When it comes to good listening techniques, the first thing you can do is help everyone to understand the point of listening. We listen to get information, to understand that information, to learn new information and to enjoy our interaction with the person. Listening doesn’t have to be hard if you know what to do.
Listen between the Lines
Oftentimes people who reach out to customer support are already angry. They may fire off a mad email with any number of curse words or accusations. Try to overlook that; mentally delete the language and read what they are trying to say.
Focus on the Message
When you realize what they’re trying to say, you can do a lot better job trying to fix the problem. Some people may simply need a refund and nothing you do can help them. But, it’s worth it to try, and often using active listening techniques can help.

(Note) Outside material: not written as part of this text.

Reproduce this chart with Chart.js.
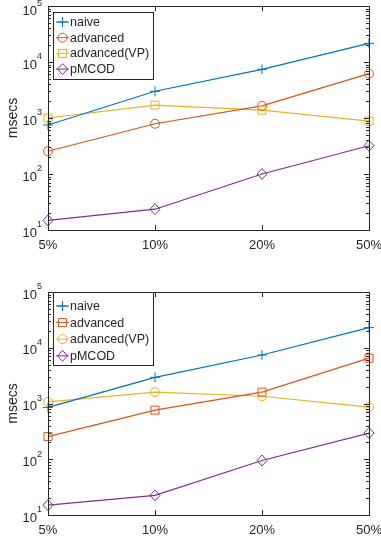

Try to Put Yourself in Their Shoes
Try to imagine yourself in their shoes, experiencing what they are experiencing. Even if you’re loyal to your product, they are loyal to their wallet. And they deserve to get what they thought they were getting, so it’s up to you to figure out if you can meet their expectations.

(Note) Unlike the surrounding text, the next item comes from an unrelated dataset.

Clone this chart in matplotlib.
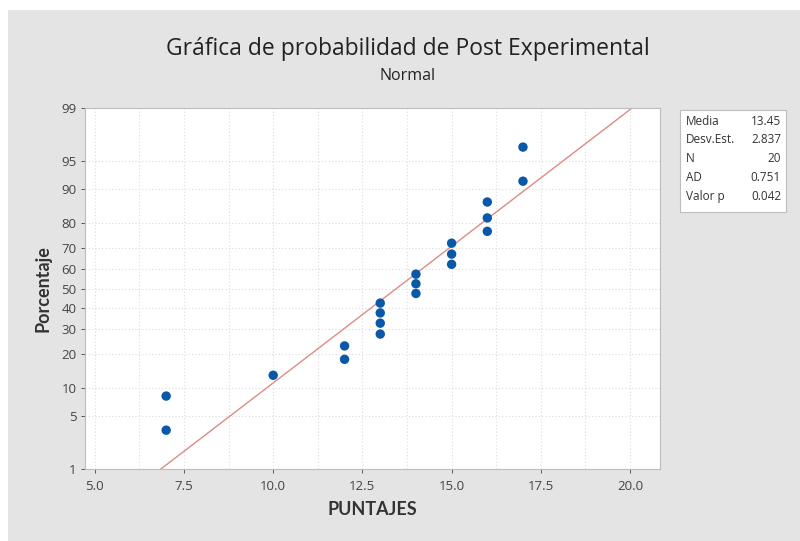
import matplotlib
matplotlib.use("Agg")
import matplotlib.pyplot as plt
from matplotlib.patches import Rectangle
from statistics import NormalDist
import numpy as np

plt.rcParams['font.family'] = ['Open Sans', 'DejaVu Sans']

# Data
puntajes = [7, 7, 10, 12, 12, 13, 13, 13, 13, 14, 14, 14, 15, 15, 15, 16, 16, 16, 17, 17]
porcentaje = [3.4, 8.3, 13.2, 18.1, 23.0, 27.9, 32.8, 37.7, 42.6, 47.5,
              52.5, 57.4, 62.3, 67.2, 72.1, 77.0, 81.9, 86.8, 91.7, 96.6]

stat_names = ["Media", "Desv.Est.", "N", "AD", "Valor p"]
stat_values = ["13.45", "2.837", "20", "0.751", "0.042"]
media, desv = 13.45, 2.837

y_ticks = [1, 5, 10, 20, 30, 40, 50, 60, 70, 80, 90, 95, 99]
x_ticks = [5.0, 7.5, 10.0, 12.5, 15.0, 17.5, 20.0]

nd = NormalDist()
def probit(p):
    return nd.inv_cdf(p / 100.0)

fig = plt.figure(figsize=(8, 5.41), dpi=100, facecolor="white")
fig.patches.append(Rectangle((8 / 800, 0), 1, (541 - 10) / 541, transform=fig.transFigure,
                             facecolor="#e4e4e4", edgecolor="none", zorder=-5))

ax = fig.add_axes([0.106, 0.133, 0.719, 0.667])
ax.set_facecolor("white")

# grid
for yt in y_ticks:
    ax.axhline(probit(yt), color="#dcdcdc", lw=0.8, ls=(0, (1, 2)), zorder=1)
for xg in np.arange(5.0, 20.01, 1.25):
    ax.axvline(xg, color="#dcdcdc", lw=0.8, ls=(0, (1, 2)), zorder=1)

# fitted line from the reported mean / std
zz = np.array([probit(1), probit(99)])
ax.plot(media + desv * zz, zz, color="#dc8c86", lw=1.0, zorder=2)

ax.scatter(puntajes, [probit(p) for p in porcentaje], s=46, color="#0a58a8",
           edgecolor="none", zorder=3)

ax.set_xlim(4.72, 20.84)
ax.set_ylim(probit(1), probit(99))
ax.set_xticks(x_ticks)
ax.set_xticklabels([f"{v:.1f}" for v in x_ticks])
ax.set_yticks([probit(v) for v in y_ticks])
ax.set_yticklabels([str(v) for v in y_ticks])
ax.tick_params(colors="#444444", labelsize=9.5, length=3, width=0.6)
ax.tick_params(axis="x", pad=5)
ax.tick_params(axis="y", pad=3)
for s in ax.spines.values():
    s.set_color("#bdbdbd")
    s.set_linewidth(0.8)

ax.set_xlabel("PUNTAJES", fontsize=13, color="#333333", labelpad=6,
              fontweight="bold", family=["Lato", "DejaVu Sans"])
ax.set_ylabel("Porcentaje", fontsize=13, color="#333333", labelpad=7,
              fontweight="bold", family=["Lato", "DejaVu Sans"])

fig.text(0.51, 0.91, "Gráfica de probabilidad de Post Experimental", ha="center",
         va="center", fontsize=16.5, color="#222222")
fig.text(0.51, 0.86, "Normal", ha="center", va="center", fontsize=11.5, color="#222222")

# stats box
fig.patches.append(Rectangle((680 / 800, (541 - 212) / 541), 106 / 800, 102 / 541,
                             transform=fig.transFigure, facecolor="white",
                             edgecolor="#bdbdbd", lw=0.8, zorder=2))
for i, (n, v) in enumerate(zip(stat_names, stat_values)):
    yy = (541 - 121 - i * 19) / 541
    fig.text(686 / 800, yy, n, fontsize=8.5, color="#333333", va="center", ha="left", zorder=3)
    fig.text(781 / 800, yy, v, fontsize=8.5, color="#333333", va="center", ha="right", zorder=3)

fig.savefig("out.png", dpi=100, facecolor=fig.get_facecolor())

Repeat Back to Them What You Think They Said
Once you think you know what they are saying, try to repeat it back in your own words. For example, if you think they want a refund because they can’t access the product, ask them if they would like to get directions on accessing the product (plus a bonus) instead.
Ask Open-Ended Questions
Don’t ask only Yes/No questions. Often those types of questions make the customer feel as if you’re not listening. Ask them open-ended questions so that you can build a relationship with them. If they talk about anything personal, take the time to commiserate with them.
Show That You Care
When you acknowledge a difficult situation, they’re going to soften immediately. Go out of your way to show that you care and that is the message they’re going to take back to others, even if they do ultimately still need a refund.
Showing empathy to people doesn’t mean you have to agree. You simply need to tell them you’re so sorry and that you either have or have not been in their shoes before but that you understand that they feel XYZ feelings. Saying things like, “that’s understandable” will go a long way.
Put Up a Mirror
This works really well for when you’re dealing with someone on a telephone. If you put a mirror up and look at yourself while you talk as if that is the person you’re talking to, your energy will show up in your voice and in your words too. This can help you get the smile across in your language.
Active listening is an important skill for anyone, but especially for customer support staff. Ensure that your staff, whether they’re outsourced or not, understand how you want your customers to be treated. Provide examples in a FAQ, make example videos of a successful call, and ensure that they truly understand your business and your mission.